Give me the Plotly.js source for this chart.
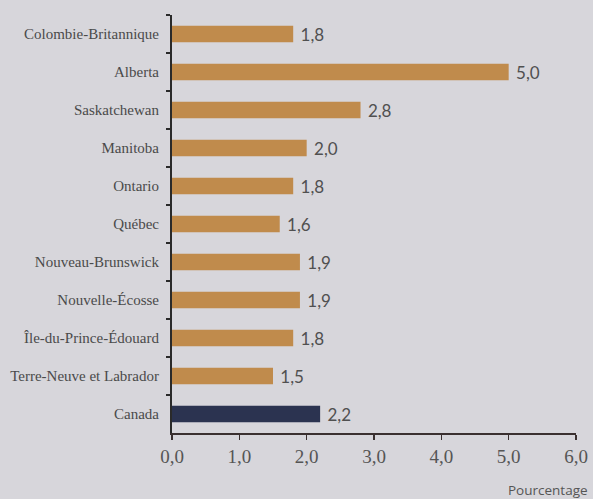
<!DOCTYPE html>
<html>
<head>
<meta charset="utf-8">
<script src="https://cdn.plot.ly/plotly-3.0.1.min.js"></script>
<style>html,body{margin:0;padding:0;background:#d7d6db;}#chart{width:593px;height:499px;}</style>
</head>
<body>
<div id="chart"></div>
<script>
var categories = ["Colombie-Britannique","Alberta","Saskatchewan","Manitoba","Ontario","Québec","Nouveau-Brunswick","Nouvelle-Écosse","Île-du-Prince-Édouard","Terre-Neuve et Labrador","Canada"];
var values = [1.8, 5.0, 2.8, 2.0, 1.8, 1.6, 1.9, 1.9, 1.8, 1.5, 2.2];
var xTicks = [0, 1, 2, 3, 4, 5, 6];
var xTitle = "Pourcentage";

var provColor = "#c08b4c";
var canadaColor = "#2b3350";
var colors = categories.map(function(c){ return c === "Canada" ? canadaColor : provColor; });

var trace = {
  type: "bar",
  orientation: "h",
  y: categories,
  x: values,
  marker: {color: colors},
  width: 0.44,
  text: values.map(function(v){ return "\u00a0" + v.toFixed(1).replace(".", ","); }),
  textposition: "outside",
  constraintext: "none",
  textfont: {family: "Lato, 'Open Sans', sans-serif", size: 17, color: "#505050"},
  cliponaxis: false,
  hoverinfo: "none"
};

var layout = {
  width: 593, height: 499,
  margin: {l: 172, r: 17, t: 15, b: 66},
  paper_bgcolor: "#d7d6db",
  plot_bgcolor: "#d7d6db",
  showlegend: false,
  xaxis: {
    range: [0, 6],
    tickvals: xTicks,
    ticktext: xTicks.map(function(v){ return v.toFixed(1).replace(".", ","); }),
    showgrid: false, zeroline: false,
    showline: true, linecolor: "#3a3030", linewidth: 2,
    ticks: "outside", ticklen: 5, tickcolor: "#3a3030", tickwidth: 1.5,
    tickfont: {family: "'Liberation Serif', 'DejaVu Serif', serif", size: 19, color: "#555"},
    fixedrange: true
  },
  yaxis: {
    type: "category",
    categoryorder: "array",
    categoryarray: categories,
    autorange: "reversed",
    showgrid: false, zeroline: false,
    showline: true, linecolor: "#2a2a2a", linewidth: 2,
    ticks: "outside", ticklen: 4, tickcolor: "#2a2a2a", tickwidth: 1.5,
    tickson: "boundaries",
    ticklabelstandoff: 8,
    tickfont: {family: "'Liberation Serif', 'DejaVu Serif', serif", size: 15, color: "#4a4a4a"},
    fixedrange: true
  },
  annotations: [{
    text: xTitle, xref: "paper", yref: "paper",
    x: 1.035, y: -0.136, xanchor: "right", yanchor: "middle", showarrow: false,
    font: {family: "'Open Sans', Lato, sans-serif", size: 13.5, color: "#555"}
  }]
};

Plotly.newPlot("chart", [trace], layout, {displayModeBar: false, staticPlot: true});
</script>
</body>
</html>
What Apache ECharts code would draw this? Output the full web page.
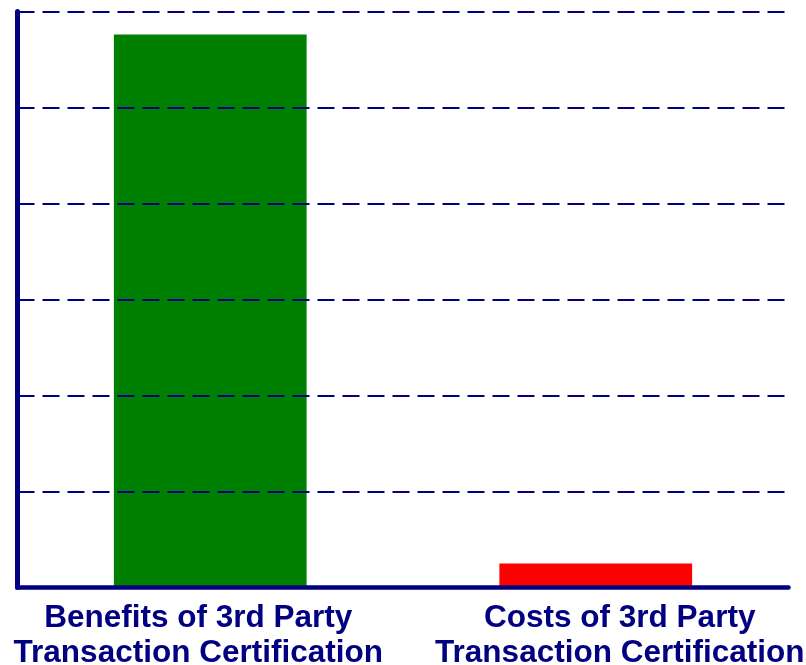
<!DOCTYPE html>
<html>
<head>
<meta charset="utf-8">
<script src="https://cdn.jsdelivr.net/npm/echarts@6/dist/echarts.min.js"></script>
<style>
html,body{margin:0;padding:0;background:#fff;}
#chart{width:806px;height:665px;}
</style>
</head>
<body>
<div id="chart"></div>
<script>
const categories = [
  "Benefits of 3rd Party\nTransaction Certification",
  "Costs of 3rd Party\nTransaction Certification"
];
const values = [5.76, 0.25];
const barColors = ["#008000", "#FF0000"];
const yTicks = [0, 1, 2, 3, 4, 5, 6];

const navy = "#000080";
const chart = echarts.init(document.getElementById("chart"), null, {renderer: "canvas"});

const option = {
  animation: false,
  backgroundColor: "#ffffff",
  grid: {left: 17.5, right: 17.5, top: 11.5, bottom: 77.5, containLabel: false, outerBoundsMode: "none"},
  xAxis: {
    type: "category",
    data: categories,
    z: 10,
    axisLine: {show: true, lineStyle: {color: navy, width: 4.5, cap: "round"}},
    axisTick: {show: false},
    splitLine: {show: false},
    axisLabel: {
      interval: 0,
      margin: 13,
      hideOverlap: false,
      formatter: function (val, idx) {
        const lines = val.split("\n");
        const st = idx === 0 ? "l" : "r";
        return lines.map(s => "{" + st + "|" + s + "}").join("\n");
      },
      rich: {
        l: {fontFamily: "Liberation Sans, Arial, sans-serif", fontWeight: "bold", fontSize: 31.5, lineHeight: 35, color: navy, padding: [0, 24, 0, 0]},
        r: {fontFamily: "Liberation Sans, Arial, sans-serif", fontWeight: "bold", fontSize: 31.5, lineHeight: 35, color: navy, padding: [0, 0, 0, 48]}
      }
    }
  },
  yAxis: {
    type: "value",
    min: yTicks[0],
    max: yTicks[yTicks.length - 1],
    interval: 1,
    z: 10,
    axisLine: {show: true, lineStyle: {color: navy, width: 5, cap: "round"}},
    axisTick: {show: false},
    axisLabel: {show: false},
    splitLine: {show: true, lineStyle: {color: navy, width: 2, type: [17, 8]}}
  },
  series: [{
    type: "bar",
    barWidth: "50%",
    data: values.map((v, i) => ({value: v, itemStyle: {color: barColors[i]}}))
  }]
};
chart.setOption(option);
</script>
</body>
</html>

-- -- --

> [TASK DESCRIPTION] Begin with the first line of the entries above and write out each line exactly, ending with the line containing "canadaColor : provColor;". Leave out pictures.

> [EXERCISE SOLUTION]
Give me the Plotly.js source for this chart.
<!DOCTYPE html>
<html>
<head>
<meta charset="utf-8">
<script src="https://cdn.plot.ly/plotly-3.0.1.min.js"></script>
<style>html,body{margin:0;padding:0;background:#d7d6db;}#chart{width:593px;height:499px;}</style>
</head>
<body>
<div id="chart"></div>
<script>
var categories = ["Colombie-Britannique","Alberta","Saskatchewan","Manitoba","Ontario","Québec","Nouveau-Brunswick","Nouvelle-Écosse","Île-du-Prince-Édouard","Terre-Neuve et Labrador","Canada"];
var values = [1.8, 5.0, 2.8, 2.0, 1.8, 1.6, 1.9, 1.9, 1.8, 1.5, 2.2];
var xTicks = [0, 1, 2, 3, 4, 5, 6];
var xTitle = "Pourcentage";

var provColor = "#c08b4c";
var canadaColor = "#2b3350";
var colors = categories.map(function(c){ return c === "Canada" ? canadaColor : provColor; });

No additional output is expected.